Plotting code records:
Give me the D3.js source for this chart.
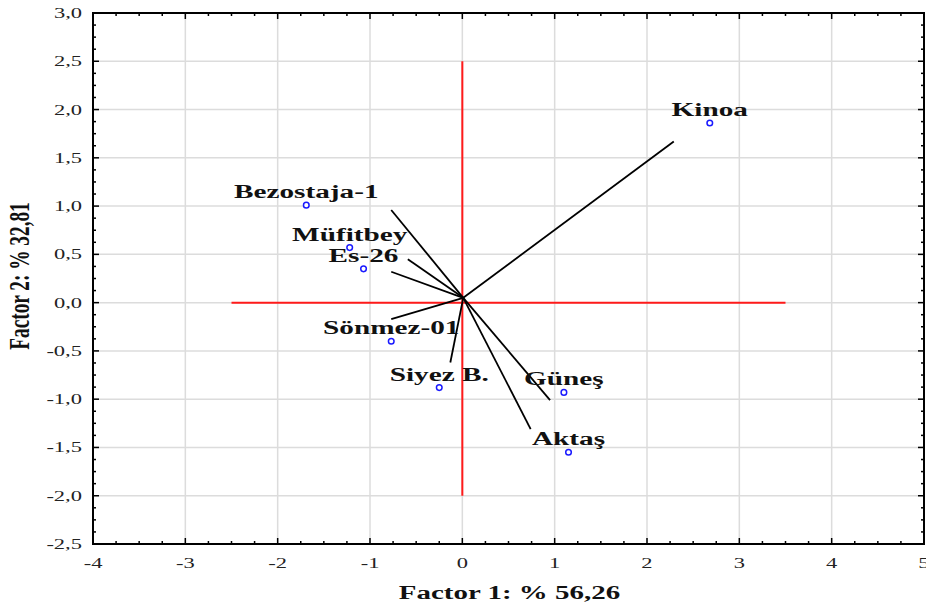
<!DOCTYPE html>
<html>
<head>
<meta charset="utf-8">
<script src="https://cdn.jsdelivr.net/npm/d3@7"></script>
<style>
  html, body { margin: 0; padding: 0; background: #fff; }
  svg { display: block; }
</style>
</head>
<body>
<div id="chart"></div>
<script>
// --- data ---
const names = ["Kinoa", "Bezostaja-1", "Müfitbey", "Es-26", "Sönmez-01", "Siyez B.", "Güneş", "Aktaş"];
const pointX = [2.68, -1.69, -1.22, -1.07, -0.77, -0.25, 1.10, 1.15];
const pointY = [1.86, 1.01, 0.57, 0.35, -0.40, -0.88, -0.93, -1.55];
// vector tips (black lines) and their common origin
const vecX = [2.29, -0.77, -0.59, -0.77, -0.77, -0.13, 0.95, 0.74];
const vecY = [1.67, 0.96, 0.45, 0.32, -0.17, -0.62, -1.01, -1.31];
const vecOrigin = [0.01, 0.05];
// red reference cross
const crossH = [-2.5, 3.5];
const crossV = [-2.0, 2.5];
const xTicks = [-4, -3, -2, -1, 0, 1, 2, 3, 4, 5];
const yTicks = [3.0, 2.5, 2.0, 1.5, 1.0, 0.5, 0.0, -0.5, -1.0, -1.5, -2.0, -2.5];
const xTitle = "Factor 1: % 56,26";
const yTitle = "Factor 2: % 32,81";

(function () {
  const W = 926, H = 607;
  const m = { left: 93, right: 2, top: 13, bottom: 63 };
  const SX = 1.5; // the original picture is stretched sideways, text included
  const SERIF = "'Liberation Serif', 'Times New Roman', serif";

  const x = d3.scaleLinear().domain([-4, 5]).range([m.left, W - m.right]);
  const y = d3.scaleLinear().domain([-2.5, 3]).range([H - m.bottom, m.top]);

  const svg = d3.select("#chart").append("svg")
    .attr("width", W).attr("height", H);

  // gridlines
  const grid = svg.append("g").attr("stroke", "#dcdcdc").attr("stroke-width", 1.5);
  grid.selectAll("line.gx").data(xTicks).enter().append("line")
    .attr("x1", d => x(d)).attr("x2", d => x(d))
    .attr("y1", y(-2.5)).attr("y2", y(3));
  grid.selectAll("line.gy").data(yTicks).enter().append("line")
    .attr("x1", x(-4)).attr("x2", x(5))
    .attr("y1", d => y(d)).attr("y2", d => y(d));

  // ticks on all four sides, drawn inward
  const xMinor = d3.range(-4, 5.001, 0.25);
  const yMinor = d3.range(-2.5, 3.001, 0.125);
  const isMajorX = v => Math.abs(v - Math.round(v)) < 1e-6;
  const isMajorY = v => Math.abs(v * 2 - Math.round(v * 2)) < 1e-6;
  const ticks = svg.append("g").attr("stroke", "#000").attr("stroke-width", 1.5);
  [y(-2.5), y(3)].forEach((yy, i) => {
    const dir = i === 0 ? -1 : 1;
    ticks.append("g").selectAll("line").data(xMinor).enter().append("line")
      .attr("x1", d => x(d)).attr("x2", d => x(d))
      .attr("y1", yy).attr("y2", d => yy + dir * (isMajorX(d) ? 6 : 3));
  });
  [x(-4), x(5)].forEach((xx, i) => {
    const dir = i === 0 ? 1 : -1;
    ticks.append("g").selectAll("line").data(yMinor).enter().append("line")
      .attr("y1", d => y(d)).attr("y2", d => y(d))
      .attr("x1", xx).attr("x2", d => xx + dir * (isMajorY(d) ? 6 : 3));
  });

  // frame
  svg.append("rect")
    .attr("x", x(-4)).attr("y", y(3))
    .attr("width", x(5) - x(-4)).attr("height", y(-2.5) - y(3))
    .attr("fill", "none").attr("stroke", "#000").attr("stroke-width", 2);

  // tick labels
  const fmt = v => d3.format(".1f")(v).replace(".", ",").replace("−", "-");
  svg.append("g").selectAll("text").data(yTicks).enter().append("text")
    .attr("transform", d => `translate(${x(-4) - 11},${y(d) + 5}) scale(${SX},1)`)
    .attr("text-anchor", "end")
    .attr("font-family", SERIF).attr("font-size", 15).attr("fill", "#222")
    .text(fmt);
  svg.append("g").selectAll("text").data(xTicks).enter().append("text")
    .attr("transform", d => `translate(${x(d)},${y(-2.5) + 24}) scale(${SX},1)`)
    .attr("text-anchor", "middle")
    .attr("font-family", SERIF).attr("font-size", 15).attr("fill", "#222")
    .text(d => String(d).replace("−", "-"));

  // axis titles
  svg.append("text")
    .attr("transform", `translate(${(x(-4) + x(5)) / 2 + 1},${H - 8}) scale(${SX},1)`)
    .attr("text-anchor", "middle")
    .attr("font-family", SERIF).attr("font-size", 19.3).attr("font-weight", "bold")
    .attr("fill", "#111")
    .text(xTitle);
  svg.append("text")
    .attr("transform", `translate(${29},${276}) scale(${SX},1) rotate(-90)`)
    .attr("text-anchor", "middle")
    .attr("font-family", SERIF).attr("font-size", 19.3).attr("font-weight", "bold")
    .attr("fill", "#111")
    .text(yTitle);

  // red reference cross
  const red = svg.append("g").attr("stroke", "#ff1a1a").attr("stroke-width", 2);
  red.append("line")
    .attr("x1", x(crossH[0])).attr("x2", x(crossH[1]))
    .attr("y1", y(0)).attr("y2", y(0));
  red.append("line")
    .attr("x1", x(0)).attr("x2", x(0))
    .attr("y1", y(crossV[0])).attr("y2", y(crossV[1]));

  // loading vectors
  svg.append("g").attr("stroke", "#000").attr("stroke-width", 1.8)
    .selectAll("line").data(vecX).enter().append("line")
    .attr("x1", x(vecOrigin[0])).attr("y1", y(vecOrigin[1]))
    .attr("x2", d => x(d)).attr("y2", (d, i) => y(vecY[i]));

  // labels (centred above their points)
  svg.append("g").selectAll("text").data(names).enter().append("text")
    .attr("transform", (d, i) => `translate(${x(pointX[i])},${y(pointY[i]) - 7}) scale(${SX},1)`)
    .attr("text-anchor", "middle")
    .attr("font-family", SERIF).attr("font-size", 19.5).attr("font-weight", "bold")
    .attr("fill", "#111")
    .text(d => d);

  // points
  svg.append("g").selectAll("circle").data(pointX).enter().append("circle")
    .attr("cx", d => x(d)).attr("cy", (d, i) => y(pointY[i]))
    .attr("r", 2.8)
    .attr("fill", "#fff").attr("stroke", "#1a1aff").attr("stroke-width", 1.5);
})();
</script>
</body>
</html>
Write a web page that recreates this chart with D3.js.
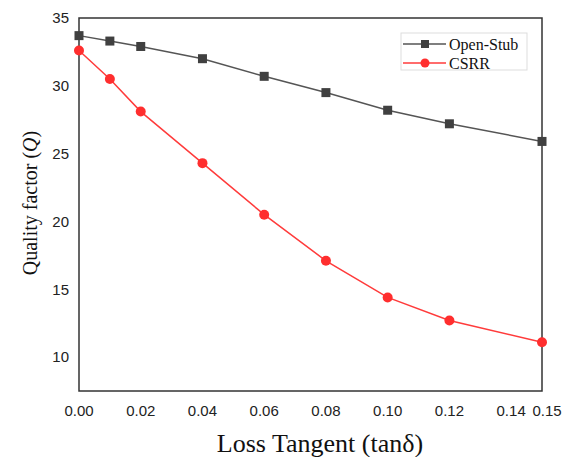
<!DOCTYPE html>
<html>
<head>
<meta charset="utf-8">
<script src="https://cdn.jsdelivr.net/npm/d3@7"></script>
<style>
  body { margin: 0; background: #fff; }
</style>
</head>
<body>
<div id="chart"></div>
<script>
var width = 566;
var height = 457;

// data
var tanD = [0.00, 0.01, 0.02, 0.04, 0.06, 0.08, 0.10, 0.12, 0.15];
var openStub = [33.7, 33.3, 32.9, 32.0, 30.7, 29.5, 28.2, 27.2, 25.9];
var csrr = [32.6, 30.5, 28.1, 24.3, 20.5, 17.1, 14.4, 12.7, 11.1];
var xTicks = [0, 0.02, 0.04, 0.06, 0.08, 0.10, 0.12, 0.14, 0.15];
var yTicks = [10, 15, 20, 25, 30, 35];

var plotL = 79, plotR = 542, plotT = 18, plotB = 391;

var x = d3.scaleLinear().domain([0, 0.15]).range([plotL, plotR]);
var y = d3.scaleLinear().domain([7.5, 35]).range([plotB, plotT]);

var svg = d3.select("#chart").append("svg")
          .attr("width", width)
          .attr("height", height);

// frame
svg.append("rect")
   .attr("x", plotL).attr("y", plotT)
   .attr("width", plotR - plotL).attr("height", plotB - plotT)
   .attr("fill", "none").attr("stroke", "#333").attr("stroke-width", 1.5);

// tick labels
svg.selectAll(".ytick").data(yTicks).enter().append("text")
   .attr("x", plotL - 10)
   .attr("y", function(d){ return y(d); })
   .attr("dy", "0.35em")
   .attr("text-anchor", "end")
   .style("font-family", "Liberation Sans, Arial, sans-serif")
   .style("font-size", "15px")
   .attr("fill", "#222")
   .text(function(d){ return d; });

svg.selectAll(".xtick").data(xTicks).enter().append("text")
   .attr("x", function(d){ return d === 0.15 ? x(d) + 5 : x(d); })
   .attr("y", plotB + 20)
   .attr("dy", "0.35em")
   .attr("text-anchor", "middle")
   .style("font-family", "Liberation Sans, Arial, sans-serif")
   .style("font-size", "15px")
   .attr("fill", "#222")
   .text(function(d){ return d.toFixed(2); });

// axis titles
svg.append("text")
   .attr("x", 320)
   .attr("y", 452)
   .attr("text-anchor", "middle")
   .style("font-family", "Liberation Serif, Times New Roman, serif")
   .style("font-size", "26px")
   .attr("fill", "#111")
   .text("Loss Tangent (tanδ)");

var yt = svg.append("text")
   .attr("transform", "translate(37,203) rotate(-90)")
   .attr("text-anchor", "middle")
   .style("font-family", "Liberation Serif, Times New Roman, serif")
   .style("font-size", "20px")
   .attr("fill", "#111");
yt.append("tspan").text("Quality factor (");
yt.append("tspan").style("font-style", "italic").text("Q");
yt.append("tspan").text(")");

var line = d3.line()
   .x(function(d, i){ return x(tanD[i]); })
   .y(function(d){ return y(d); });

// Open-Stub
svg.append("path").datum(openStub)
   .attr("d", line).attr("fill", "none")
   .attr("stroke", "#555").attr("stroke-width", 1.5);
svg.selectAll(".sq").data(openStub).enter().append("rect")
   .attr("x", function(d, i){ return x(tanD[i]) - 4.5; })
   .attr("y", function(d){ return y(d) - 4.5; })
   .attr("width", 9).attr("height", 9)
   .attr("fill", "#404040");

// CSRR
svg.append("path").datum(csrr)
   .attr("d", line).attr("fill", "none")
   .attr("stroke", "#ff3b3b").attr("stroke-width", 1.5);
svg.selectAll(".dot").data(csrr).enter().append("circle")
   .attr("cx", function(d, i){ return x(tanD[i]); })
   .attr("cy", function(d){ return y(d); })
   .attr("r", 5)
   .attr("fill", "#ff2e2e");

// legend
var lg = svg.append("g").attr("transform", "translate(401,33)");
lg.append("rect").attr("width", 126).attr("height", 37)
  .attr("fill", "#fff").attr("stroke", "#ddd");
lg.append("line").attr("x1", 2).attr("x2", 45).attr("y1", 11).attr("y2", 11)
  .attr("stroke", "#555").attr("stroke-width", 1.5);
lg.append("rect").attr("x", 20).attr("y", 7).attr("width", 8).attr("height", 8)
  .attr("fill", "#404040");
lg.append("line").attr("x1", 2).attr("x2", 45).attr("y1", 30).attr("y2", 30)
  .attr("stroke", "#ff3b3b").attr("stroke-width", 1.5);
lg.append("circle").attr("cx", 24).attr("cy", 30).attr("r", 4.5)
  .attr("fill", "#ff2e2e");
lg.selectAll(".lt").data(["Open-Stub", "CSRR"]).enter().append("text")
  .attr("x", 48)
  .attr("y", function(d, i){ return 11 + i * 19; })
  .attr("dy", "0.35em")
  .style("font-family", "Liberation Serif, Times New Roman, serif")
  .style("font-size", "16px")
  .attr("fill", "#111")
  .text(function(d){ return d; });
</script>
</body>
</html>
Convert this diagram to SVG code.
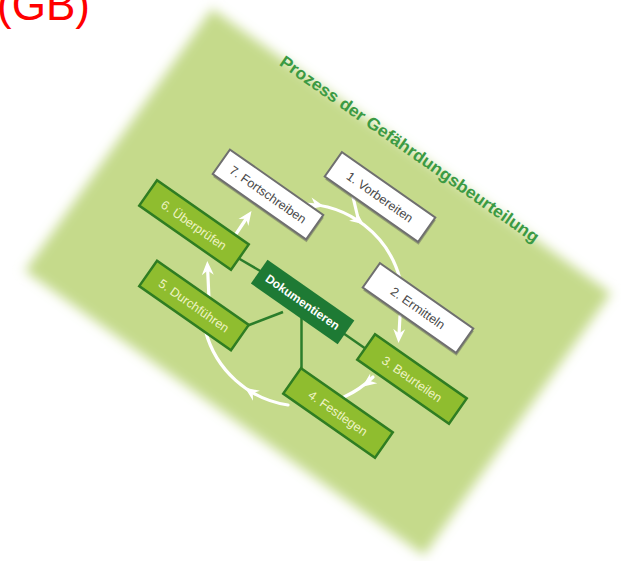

- **Problem statement**: Starting at the line containing "Write a web" and ending at the line containing "var plotL = 79, plotR", copy those lines exactly, both included, and nothing more. Leave out any picture.

- **Result for this exercise**:
Write a web page that recreates this chart with D3.js.
<!DOCTYPE html>
<html>
<head>
<meta charset="utf-8">
<script src="https://cdn.jsdelivr.net/npm/d3@7"></script>
<style>
  body { margin: 0; background: #fff; }
</style>
</head>
<body>
<div id="chart"></div>
<script>
var width = 566;
var height = 457;

// data
var tanD = [0.00, 0.01, 0.02, 0.04, 0.06, 0.08, 0.10, 0.12, 0.15];
var openStub = [33.7, 33.3, 32.9, 32.0, 30.7, 29.5, 28.2, 27.2, 25.9];
var csrr = [32.6, 30.5, 28.1, 24.3, 20.5, 17.1, 14.4, 12.7, 11.1];
var xTicks = [0, 0.02, 0.04, 0.06, 0.08, 0.10, 0.12, 0.14, 0.15];
var yTicks = [10, 15, 20, 25, 30, 35];

var plotL = 79, plotR = 542, plotT = 18, plotB = 391;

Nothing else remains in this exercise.